The Title. That’s it. That’s the post… Kidding, but it very well could be. As a musician, writing an album is a really weird process. For a majority of musicians, whether you’re a singer, pianist, trumpeter, guitarist etc., you learn from your predecessors. Guitarists will listen to Jimmy Page, Jimi Hendrix, Slash, Wes Montgomery, Tom Morello, Claudio Sanchez, Tom Schultz, the players of the past, and learn their songs. Pianists will listen to Herbie Hancock, Mozart, Bud Powell, Chopin, or contemporary pop players like Charlie Puth and Alan Walker, and learn their tunes and nuances. A smaller percentage of THOSE people will go on to write music and record it. And when they get to that stage, they too will realize how weird writing an album can be.
You see, to me, writing an album is a two part process. It’s channeling the emotions and feelings you have through your instrument while you simultaneously channel your musical background and idols into it as well. The latter can be consciously or subconsciously, and that’s the wild card of it all. Take for example the album I’m writing; WDIMTY. It spawned out of heartbreak, out of a relationship that I felt should have lasted longer. I did the first that felt natural to me, I wrote about it. I wrote for hours on hours in a few notebooks and tried to parse through my emotions and feelings as best as I could. I realized that a lot of it ended up turning into poetry, so I started writing putting music to it. The lyrics were drab and dreary, and that didn’t inherently stem from any particular artist or poet, but the instrumentation is a whole different story. It pulls from Fleetwood Mac, Julien Baker, Phoebe Bridgers, Avantdale Bowling Club, Coheed and Cambria, The Story So Far, Paramore, and bevvy of others.
The act of writing the album became therapeutic. It answered a lot of questions I had on the relationship, about myself, and about the larger picture, and it really helped me zoom out on the situation at large. That in and of itself made it complicated to show people the music because it was opening up a lot of vulnerability. It was as if I was bringing them into a therapy session.
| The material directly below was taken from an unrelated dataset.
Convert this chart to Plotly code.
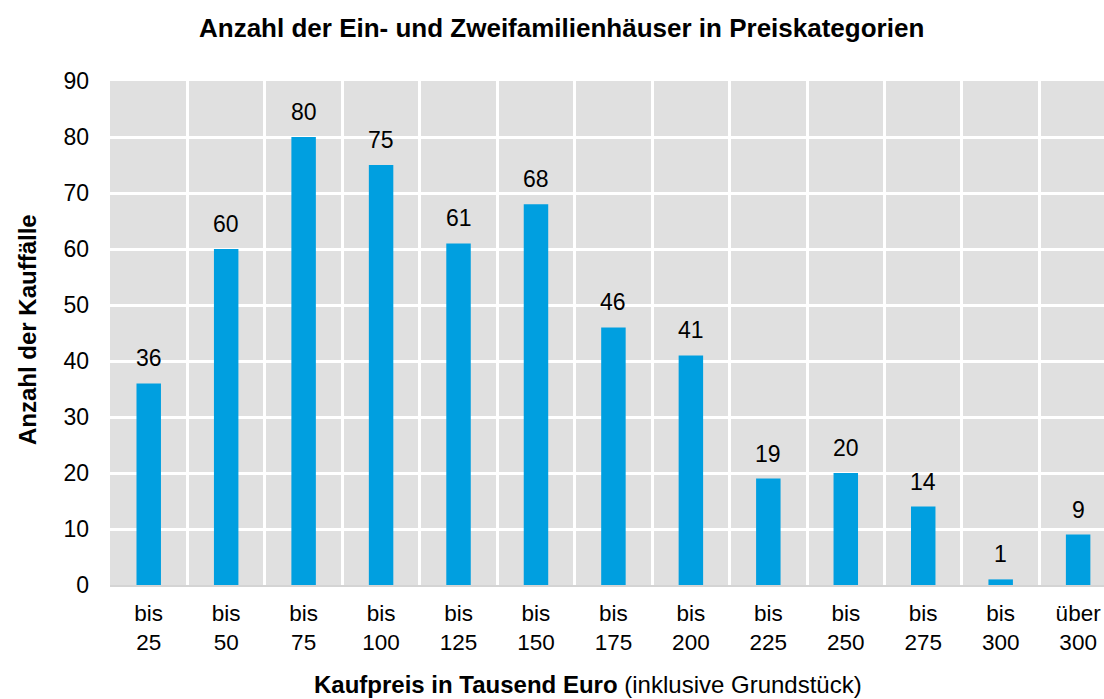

It’s also challenging finding your voice on a project. This album is uniquely my own experience, but I’m not the one singing on this album. I got plenty of my friends singing on it and also accompanying the album with their instrumentation. It’s an experience unlike any other I’ve had. It was interesting marrying all those artists I listed above into my sound and realizing where some of my musical idiosyncrasies came from. Making an album is weird because in a way, you find out who you are.